In general, for $n$ characters, we will visit 

$$1 + 2 + 3 + \cdots + n = \sum_{i=1}^n i = \frac{n(n+1)}{2}$$

So the cost is proportional to $\frac{1}{2}n^2 + \frac{1}{2}n = \mathcal{O}(n^2)$

<font size = "4">

**Algorithm 2**

- Check lengths of `s1` and `s2`. If they have different lengths, they are not anagrams of each other. Terminate the algorithm

- Convert both strings to lists.

- Sort both lists alphabetically.

- Loop over the indices and compare the corresponding elements of each list. If they are equal for each index, return `True`. Otherwise, return `False`.

In [7]:
def anagram_solution_2(s1, s2):

    if len(s1) != len(s2):
        return False

    a_list_1 = list(s1)
    a_list_2 = list(s2)

    a_list_1.sort()
    a_list_2.sort()

    pos = 0
    matches = True

    while pos < len(s1) and matches:
        if a_list_1[pos] == a_list_2[pos]:
            pos = pos + 1
        else:
            matches = False

    return matches


print(anagram_solution_2("apple", "pleap"))  # expected: True
print(anagram_solution_2("abcd", "dcba"))  # expected: True
print(anagram_solution_2("abcd", "dcda"))  # expected: False
print(anagram_solution_2("apple", "pleapz")) # expected: False

True
True
False
False


The `while` loop has $\mathcal{O}(n)$ cost. But we have ignored the cost of sorting! Depending on the algorithm used, the cost of sorting could be $\mathcal{O}(n\log n)$ or $\mathcal{O}(n^2)$.
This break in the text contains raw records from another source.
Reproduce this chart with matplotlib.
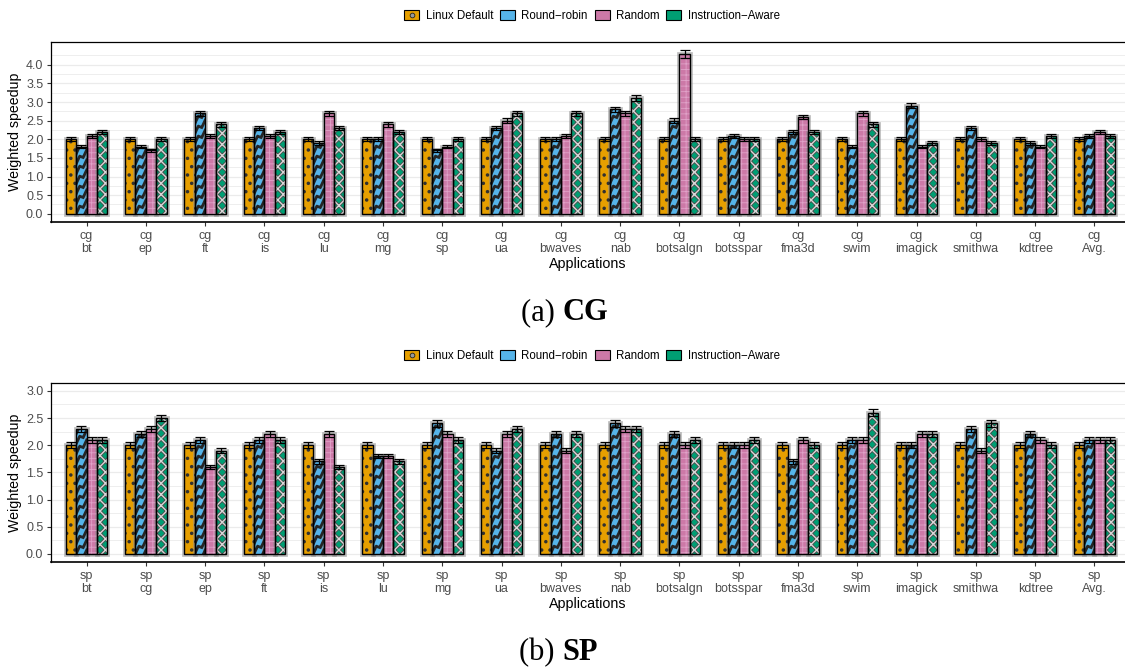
import numpy as np
import matplotlib
matplotlib.use("Agg")
import matplotlib.pyplot as plt
from matplotlib.patches import Patch
from matplotlib.lines import Line2D
from matplotlib.legend_handler import HandlerTuple
from matplotlib.transforms import Bbox, TransformedBbox
import matplotlib.patheffects as pe

plt.rcParams['font.family'] = ['Liberation Sans', 'DejaVu Sans']

series = ['Linux Default', 'Round\u2212robin', 'Random', 'Instruction\u2212Aware']
colors = ['#E69F00', '#56B4E9', '#CC79A7', '#009E73']

# CG co-runs
cg_apps = ['bt', 'ep', 'ft', 'is', 'lu', 'mg', 'sp', 'ua', 'bwaves', 'nab',
           'botsalgn', 'botsspar', 'fma3d', 'swim', 'imagick', 'smithwa', 'kdtree', 'Avg.']
cg_linux = [2.0, 2.0, 2.0, 2.0, 2.0, 2.0, 2.0, 2.0, 2.0, 2.0, 2.0, 2.0, 2.0, 2.0, 2.0, 2.0, 2.0, 2.0]
cg_rr = [1.8, 1.8, 2.7, 2.3, 1.9, 2.0, 1.7, 2.3, 2.0, 2.8, 2.5, 2.1, 2.2, 1.8, 2.9, 2.3, 1.9, 2.1]
cg_random = [2.1, 1.7, 2.1, 2.1, 2.7, 2.4, 1.8, 2.5, 2.1, 2.7, 4.3, 2.0, 2.6, 2.7, 1.8, 2.0, 1.8, 2.2]
cg_ia = [2.2, 2.0, 2.4, 2.2, 2.3, 2.2, 2.0, 2.7, 2.7, 3.1, 2.0, 2.0, 2.2, 2.4, 1.9, 1.9, 2.1, 2.1]

# SP co-runs
sp_apps = ['bt', 'cg', 'ep', 'ft', 'is', 'lu', 'mg', 'ua', 'bwaves', 'nab',
           'botsalgn', 'botsspar', 'fma3d', 'swim', 'imagick', 'smithwa', 'kdtree', 'Avg.']
sp_linux = [2.0, 2.0, 2.0, 2.0, 2.0, 2.0, 2.0, 2.0, 2.0, 2.0, 2.0, 2.0, 2.0, 2.0, 2.0, 2.0, 2.0, 2.0]
sp_rr = [2.3, 2.2, 2.1, 2.1, 1.7, 1.8, 2.4, 1.9, 2.2, 2.4, 2.2, 2.0, 1.7, 2.1, 2.0, 2.3, 2.2, 2.1]
sp_random = [2.1, 2.3, 1.6, 2.2, 2.2, 1.8, 2.2, 2.2, 1.9, 2.3, 2.0, 2.0, 2.1, 2.1, 2.2, 1.9, 2.1, 2.1]
sp_ia = [2.1, 2.5, 1.9, 2.1, 1.6, 1.7, 2.1, 2.3, 2.2, 2.3, 2.1, 2.1, 2.0, 2.6, 2.2, 2.4, 2.0, 2.1]

rel_err = 0.025  # run-to-run spread, relative to the mean

W_PX, H_PX, DPI = 1125, 669, 100
fig = plt.figure(figsize=(W_PX / DPI, H_PX / DPI), dpi=DPI)

bar_w = 0.175
offsets = (np.arange(4) - 1.5) * bar_w
XMIN, XMAX = -0.6, 17.515


def set_hlw(p, lw):
    if hasattr(p, 'set_hatch_linewidth'):
        p.set_hatch_linewidth(lw)


def zigzag(ax, rect, ppx, ppy):
    # triangle-wave stripes drawn inside one bar, clipped to it
    x0, y0 = rect.get_x(), rect.get_y()
    w, h = rect.get_width(), rect.get_height()
    wpx, hpx = w * ppx, h * ppy
    u = np.linspace(-1, wpx + 1, 60)
    lam, amp, gap = 7.0, 4.5, 10.0
    t = u / lam
    tri = 2 * np.abs(t - np.floor(t + 0.5))
    box = TransformedBbox(Bbox.from_bounds(x0, y0, w, h), ax.transData)
    for k in np.arange(-3, hpx / gap + 3):
        ypx = k * gap + 0.9 * u + amp * tri
        ln = Line2D(x0 + u / ppx, y0 + ypx / ppy, color='#262626', lw=2.0,
                    solid_joinstyle='miter', zorder=3)
        ax.add_line(ln)
        ln.set_clip_path(None)
        ln.set_clip_box(box)


def panel(ax, apps, prefix, data, ylim, yticks):
    x = np.arange(len(apps))
    ax.set_xlim(XMIN, XMAX)
    ax.set_ylim(*ylim)
    bb = ax.get_window_extent(fig.canvas.get_renderer())
    ppx = bb.width / (XMAX - XMIN)
    ppy = bb.height / (ylim[1] - ylim[0])

    for i, vals in enumerate(data):
        vals = np.asarray(vals)
        xs = x + offsets[i]
        bars = ax.bar(xs, vals, bar_w, color=colors[i], edgecolor='none', zorder=2,
                      path_effects=[pe.withStroke(linewidth=3.4, foreground='#8f8f8f', alpha=0.6)])
        if i == 0:
            hb = ax.bar(xs, vals, bar_w, facecolor='none', edgecolor='#303030', lw=0,
                        hatch='..', zorder=3)
            for p in hb:
                set_hlw(p, 1.3)
        elif i == 1:
            for r in bars:
                zigzag(ax, r, ppx, ppy)
        elif i == 2:
            hb = ax.bar(xs, vals, bar_w, facecolor='none', edgecolor='#e0a2c8', lw=0,
                        hatch='+++', zorder=3)
            for p in hb:
                set_hlw(p, 0.6)
        else:
            hb = ax.bar(xs, vals, bar_w, facecolor='none', edgecolor='#4a4a4a', lw=0,
                        hatch='xxx', zorder=3)
            for p in hb:
                set_hlw(p, 2.2)
            hb2 = ax.bar(xs, vals, bar_w, facecolor='none', edgecolor='#d8d8d8', lw=0,
                         hatch='xxx', zorder=3)
            for p in hb2:
                set_hlw(p, 1.0)
        ax.bar(xs, vals, bar_w, facecolor='none', edgecolor='black', lw=1.0, zorder=4)
        ax.errorbar(xs, vals, yerr=vals * rel_err, fmt='none', ecolor='black',
                    elinewidth=0.9, capsize=3.6, capthick=0.9, zorder=5)

    ax.set_yticks(yticks)
    ax.set_yticklabels(['%.1f' % v for v in yticks])
    minor = np.arange(0.25, ylim[1], 0.5)
    ax.set_yticks(minor, minor=True)
    ax.tick_params(axis='y', which='minor', length=0)
    ax.grid(axis='y', which='major', color='#ebebeb', lw=0.9, zorder=0)
    ax.grid(axis='y', which='minor', color='#ebebeb', lw=0.6, zorder=0)
    ax.grid(axis='x', visible=False)
    ax.set_axisbelow(True)

    ax.set_xticks(x)
    ax.set_xticklabels([prefix + '\n' + a for a in apps], linespacing=1.2)
    ax.tick_params(which='major', length=3, width=0.8, color='#333333',
                   labelcolor='#4d4d4d', labelsize=9, pad=2.5)

    for s in ['left', 'top']:
        ax.spines[s].set_linewidth(0.9)
    ax.spines['bottom'].set_linewidth(1.2)
    ax.spines['right'].set_visible(False)

    ax.set_ylabel('Weighted speedup', fontsize=10.2, labelpad=3)
    ax.set_xlabel('Applications', fontsize=10.3, labelpad=1)


ax1 = fig.add_axes([51 / W_PX, 1 - 222 / H_PX, 1 - 51 / W_PX, (222 - 41.7) / H_PX])
ax2 = fig.add_axes([51 / W_PX, 1 - 562 / H_PX, 1 - 51 / W_PX, (562 - 382.7) / H_PX])

panel(ax1, cg_apps, 'cg', [cg_linux, cg_rr, cg_random, cg_ia], (-0.22, 4.62),
      np.arange(0, 4.01, 0.5))
panel(ax2, sp_apps, 'sp', [sp_linux, sp_rr, sp_random, sp_ia], (-0.15, 3.15),
      np.arange(0, 3.01, 0.5))

# legends above each panel
handles = []
for i, c in enumerate(colors):
    box = Patch(facecolor=c, edgecolor='black', lw=0.8)
    if i == 0:
        dot = Line2D([], [], marker='o', ls='none', markersize=3.4,
                     markerfacecolor='#9a9a9a', markeredgecolor='#222222', markeredgewidth=0.6)
        handles.append((box, dot))
    else:
        handles.append(box)

for ytop in (16 / H_PX, 356 / H_PX):
    fig.legend(handles, series, loc='center', bbox_to_anchor=(592 / W_PX, 1 - ytop),
               ncol=4, frameon=False, fontsize=8.3, handlelength=1.3, handleheight=1.0,
               handletextpad=0.55, columnspacing=0.6,
               handler_map={tuple: HandlerTuple(ndivide=1, pad=0)})

cap_font = ['Liberation Serif', 'DejaVu Serif']
fig.text(0.5, 1 - 313 / H_PX, '(a) ', ha='right', va='center', fontsize=22, family=cap_font)
fig.text(0.5, 1 - 313 / H_PX, 'CG', ha='left', va='center', fontsize=22, family=cap_font,
         weight='bold')
fig.text(0.5, 1 - 653 / H_PX, '(b) ', ha='right', va='center', fontsize=22, family=cap_font)
fig.text(0.5, 1 - 653 / H_PX, 'SP', ha='left', va='center', fontsize=22, family=cap_font,
         weight='bold')

fig.savefig('out.png', dpi=DPI)
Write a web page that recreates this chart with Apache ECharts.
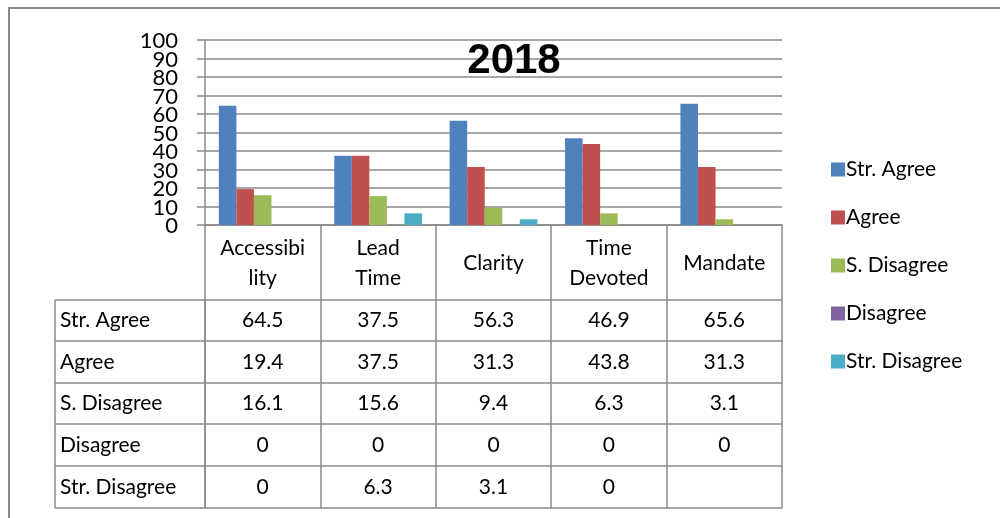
<!DOCTYPE html>
<html><head><meta charset="utf-8">
<script src="https://cdn.jsdelivr.net/npm/echarts@6/dist/echarts.min.js"></script>
<style>html,body{margin:0;padding:0;background:#fff}#c{width:1000px;height:518px}</style>
</head><body><div id="c"></div>
<script>
const chartTitle = '2018';
const categories = ['Accessibility', 'Lead Time', 'Clarity', 'Time Devoted', 'Mandate'];
const categoryLabels = ['Accessibi\nlity', 'Lead\nTime', 'Clarity', 'Time\nDevoted', 'Mandate'];
const seriesNames = ['Str. Agree', 'Agree', 'S. Disagree', 'Disagree', 'Str. Disagree'];
const strAgree = [64.5, 37.5, 56.3, 46.9, 65.6];
const agree = [19.4, 37.5, 31.3, 43.8, 31.3];
const sDisagree = [16.1, 15.6, 9.4, 6.3, 3.1];
const disagree = [0, 0, 0, 0, 0];
const strDisagree = [0, 6.3, 3.1, 0, null];
const yTickValues = [0, 10, 20, 30, 40, 50, 60, 70, 80, 90, 100];
const yTickLabels = ['0', '10', '20', '30', '40', '50', '60', '70', '80', '90', '100'];
const colors = ['#4F81BD', '#C0504D', '#9BBB59', '#8064A2', '#4BACC6'];

const seriesData = [strAgree, agree, sDisagree, disagree, strDisagree];
const FONT = 'Lato';
const GRID_LINE = '#8a8a8a';

const chart = echarts.init(document.getElementById('c'));

const option = {
  animation: false,
  color: colors,
  textStyle: { fontFamily: FONT },
  title: {
    text: chartTitle, left: 509, top: 35, textAlign: 'center',
    textStyle: { fontFamily: 'Liberation Sans', fontWeight: 'bold', fontSize: 42, color: '#000' }
  },
  legend: {
    orient: 'vertical', left: 826, top: 154, itemGap: 27,
    itemWidth: 14, itemHeight: 14, icon: 'rect',
    textStyle: { fontFamily: FONT, fontSize: 21, color: '#000', padding: [0, 0, 0, -4] },
    data: seriesNames
  },
  grid: { left: 205, right: 218, top: 40, bottom: 293, containLabel: false },
  xAxis: {
    type: 'category', data: categories,
    axisLine: { show: true, lineStyle: { color: GRID_LINE, width: 1.5 } },
    axisTick: { show: true, length: 283, lineStyle: { color: GRID_LINE, width: 1.5 } },
    axisLabel: {
      interval: 0, margin: 38, verticalAlign: 'middle',
      fontFamily: FONT, fontSize: 21, lineHeight: 30, color: '#000',
      formatter: (v, i) => categoryLabels[i]
    }
  },
  yAxis: {
    type: 'value', min: 0, max: 100, interval: 10,
    axisLine: { show: true, lineStyle: { color: GRID_LINE, width: 1.5 } },
    axisTick: { show: true, length: 8, lineStyle: { color: GRID_LINE, width: 1.5 } },
    splitLine: { show: true, lineStyle: { color: GRID_LINE, width: 1.5 } },
    axisLabel: { show: false }
  },
  series: seriesNames.map((name, k) => ({
    name, type: 'bar', data: seriesData[k],
    barGap: '0%', barCategoryGap: '24%'
  }))
};
chart.setOption(option);

const g = [];
// Outer frame
g.push({ type: 'rect', shape: { x: 9, y: 8, width: 1000, height: 520 }, style: { fill: null, stroke: '#8a8a8a', lineWidth: 2 }, silent: true });
// Y tick labels (placed through the axis scale; drawn here because they overlap like the original)
yTickValues.forEach((v, i) => {
  const py = chart.convertToPixel({ yAxisIndex: 0 }, v);
  g.push({ type: 'text', x: 178, y: py + 1, style: { text: yTickLabels[i], fontFamily: FONT, fontSize: 22, fill: '#000', verticalAlign: 'middle', align: 'right' }, silent: true });
});
// Data table below the axis
const rowTops = [300, 341, 383, 424, 466, 508];
const tableLeft = 55, firstColRight = 205, tableRight = 782;
rowTops.forEach(y => g.push({ type: 'line', shape: { x1: tableLeft, y1: y, x2: tableRight, y2: y }, style: { stroke: GRID_LINE, lineWidth: 1.5 }, silent: true }));
g.push({ type: 'line', shape: { x1: tableLeft, y1: rowTops[0], x2: tableLeft, y2: rowTops[5] }, style: { stroke: GRID_LINE, lineWidth: 1.5 }, silent: true });
g.push({ type: 'line', shape: { x1: firstColRight, y1: rowTops[0], x2: firstColRight, y2: rowTops[5] }, style: { stroke: GRID_LINE, lineWidth: 1.5 }, silent: true });
seriesNames.forEach((name, r) => {
  const cy = (rowTops[r] + rowTops[r + 1]) / 2;
  g.push({ type: 'text', x: tableLeft + 5, y: cy, style: { text: name, fontFamily: FONT, fontSize: 21, fill: '#000', verticalAlign: 'middle', align: 'left' }, silent: true });
  categories.forEach((c, i) => {
    const v = seriesData[r][i];
    const cx = chart.convertToPixel({ xAxisIndex: 0 }, i);
    g.push({ type: 'text', x: cx, y: cy, style: { text: v == null ? '' : String(v), fontFamily: FONT, fontSize: 21, fill: '#000', verticalAlign: 'middle', align: 'center' }, silent: true });
  });
});
chart.setOption({ graphic: g });
</script></body></html>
Thus, the cost of the algorithm has the "same order" as the cost of the sorting algorithm

<font size = "4">

**Algorithm 3 (Brute Force)**

- Check lengths of `s1` and `s2`. If they have different lengths, they are not anagrams of each other. Terminate the algorithm

- Loop over every possible permutation of the characters making up `s1`. For each permutation, check if it coincides with `s2`. 

- If a match is found for a permutation, terminate the algorithm, returning `True`.

- If we exhaust all permutations without finding a match, return `False`.

<font size = "4">

**Computational cost**

- If there are $n$ characters in a string, then there are $n!$ different permutations.

- The cost will be $\mathcal{O}(n!)$, which grows faster than even $2^n$.

- For characters with $n = 20$ strings, it would take about 77 billion years to generate all permutations.

- We won't even implement this one...

<font size = "4">

**Algorithm 4 (counting letters)**

- Create two lists, `c1` and `c2` that consist of 26 zeros - one for each letter of the alphabet.

- Loop over the characters of `s1`. For each character, determine which letter it is. Increment the value of `c1[ind]` by $+1$, where `ind` is the index corresponding to that letter.

- Repeat this process for `s2`, using the list `c2` to keep count of the appearance of letters.

- Loop over the indices $0, 1, 2, \dots, 25$ and compare the corresponding elements of `c1` and `c2`. If the values match for all 26, return `True`. If we find an index where the counts don't match, terminate and return `False`.

In [8]:
def anagram_solution_4(s1, s2):
    c1 = [0] * 26
    c2 = [0] * 26

    for i in range(len(s1)):
        # ord function returns unicode representation of character
        pos = ord(s1[i]) - ord("a")
        c1[pos] = c1[pos] + 1

    for i in range(len(s2)):
        pos = ord(s2[i]) - ord("a")
        c2[pos] = c2[pos] + 1

    j = 0
    still_ok = True
    while j < 26 and still_ok:
        if c1[j] == c2[j]:
            j = j + 1
        else:
            still_ok = False

    return still_ok

In [9]:
print(anagram_solution_4("apple", "pleap"))  # expected: True
print(anagram_solution_4("abcd", "dcba"))  # expected: True
print(anagram_solution_4("abcd", "dcda"))  # expected: False
print(anagram_solution_4("apple", "pleapz"))  # expected: False

True
True
False
False


<font size = "4">

**Computational cost**

- The last loop takes $26$ steps. First two loops take $n$ steps each. Total cost:

$$\mathcal{O}(2n + 26) = \mathcal{O}(n)$$

- This is the fastest of the four algorithms!

- We have introduced **space** requirements, two extra lists of size 26. Trade-off between using more time and using more space.